L’anima è un registratore («che specie di notte non dà tregua» continua Ivano Fossati) e Il vizio di smettere di Michele Orti Manara (Racconti edizioni, pp. 170, euro 14) sembra proprio questo: un congegno in cui la scrittura ha l’obiettivo di catturare i suoi personaggi in momenti specifici, senza che debbano realizzarsi in qualche finale conclusivo. La forza di questa raccolta di racconti sta proprio nella sua pluralità di stili, di costruzioni, di ambienti, di voce, uniti in modo drastico da una sospensione costante. I sedici racconti di Orti Manara (veronese, classe 1979) affrontano quella terra di nessuno posta sempre in bilico tra l’accettazione del quotidiano, per quanto talvolta bizzarro possa apparire (come nel caso di un gatto e non serve ricordare Behemoth) e l’irresolutezza; meccanismi o eventi che mutano lo «scontato» per affidarlo a un’altra dimensione che l’autore lascia sospesa.

NELLA LETTURA possiamo sentirla questa atmosfera di eventi che irrompe potente, sia nei ricordi di qualcosa che fu, sia all’interno di rapporti sempre in tensione. In un impianto apparentemente e tecnicamente voluto come «reale» o quanto meno realistico, Orti Manara ha il pregio di inserire minimi segnali capaci di mettere tutto in discussione. Nel racconto Piccole cose con le zampe sembra quasi esserci un’ammissione dell’autore: «solo che questo è un viaggio faticoso perché bisogna farsi strada tra il vero, il falso, il verosimile e tutto il resto».
Ci possiamo rispecchiare in tante comparse di questa raccolta; ne I tacchi sul pavimento, una storia di amicizia, l’autore affida queste parole a uno dei protagonisti: «tutti i personaggi di questa storia, presenti e passati, sembravano muovercisi dentro, ognuno per motivi suoi, mentre io non ero capace di capirci qualcosa, di prendere una direzione. Anche quando mi illudevo di avere un obiettivo, mi ritrovavo sempre a dipendere dalle azioni di qualcun altro».

NEL VOLUME di Orti Manara – che non diventa mai, per fortuna, mero divertissement – un altro trait d’union sembra essere fornito dalla scelta di personaggi, perfino quelli animali; umanità e viventi senza eccezioni in bilico, in continua peregrinazione per trovare un proprio posto al mondo. I conflitti – di famiglia, e generazionali – costituiscono un altro pilone per un tetto che non c’è, perché in fondo una spiegazione non c’è mai. Il percorso suggerito da questi racconti è quello di esplorare e perdersi, di conquistare un attimo, lasciarlo lì anche solo per ammirarlo o per lasciarsi ammaliare dalla sua precaria cattura, senza che si debba per forza pretendere una verità. E tutto questo Orti Manara lo dice fin dall’inizio.
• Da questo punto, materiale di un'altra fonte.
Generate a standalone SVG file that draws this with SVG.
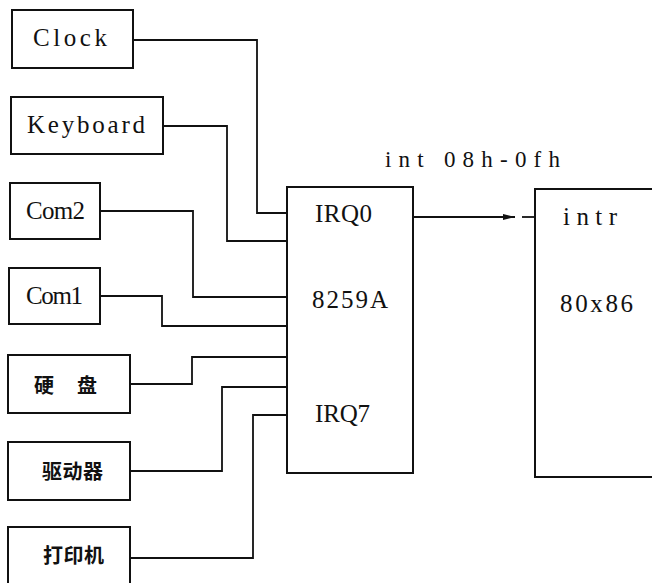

Il primo racconto, Rantolo, si conclude così: «Veronica dorme, ci penseremo domani anche se è già oggi, Francesco dorme, meglio domani, Lucia dorme o forse si dispera, Vittorio fa un sospiro lungo, meglio domani, chiude gli occhi, meglio domani». Non ci sono risposte, ora, adesso, neanche per i gatti. O neanche per il trascendente, per un ragazzo agganciato da fili invisibili di Una vita in venti minuti, attratto apparentemente all’alto, al cielo, che finisce per tirare giù un rapporto tra padre e figlia già in disuso e pronto a deflagrare ancora.
L’irresolutezza è un elemento di cui abbiamo sempre più bisogno, in un mondo nel quale a volte sembriamo perderci alla ricerca di una spiegazione per tutto o nel quale si cerca un’identità che non trova risposta nello stato delle cose: seguendo ora vecchi sentieri, arroccandoci talvolta su altri ancora più vecchi, infatti, sembriamo sempre intenti a evitare l’irruzione di quella che Cortázar definiva «la zona dove le cose cessano di essere come si credeva».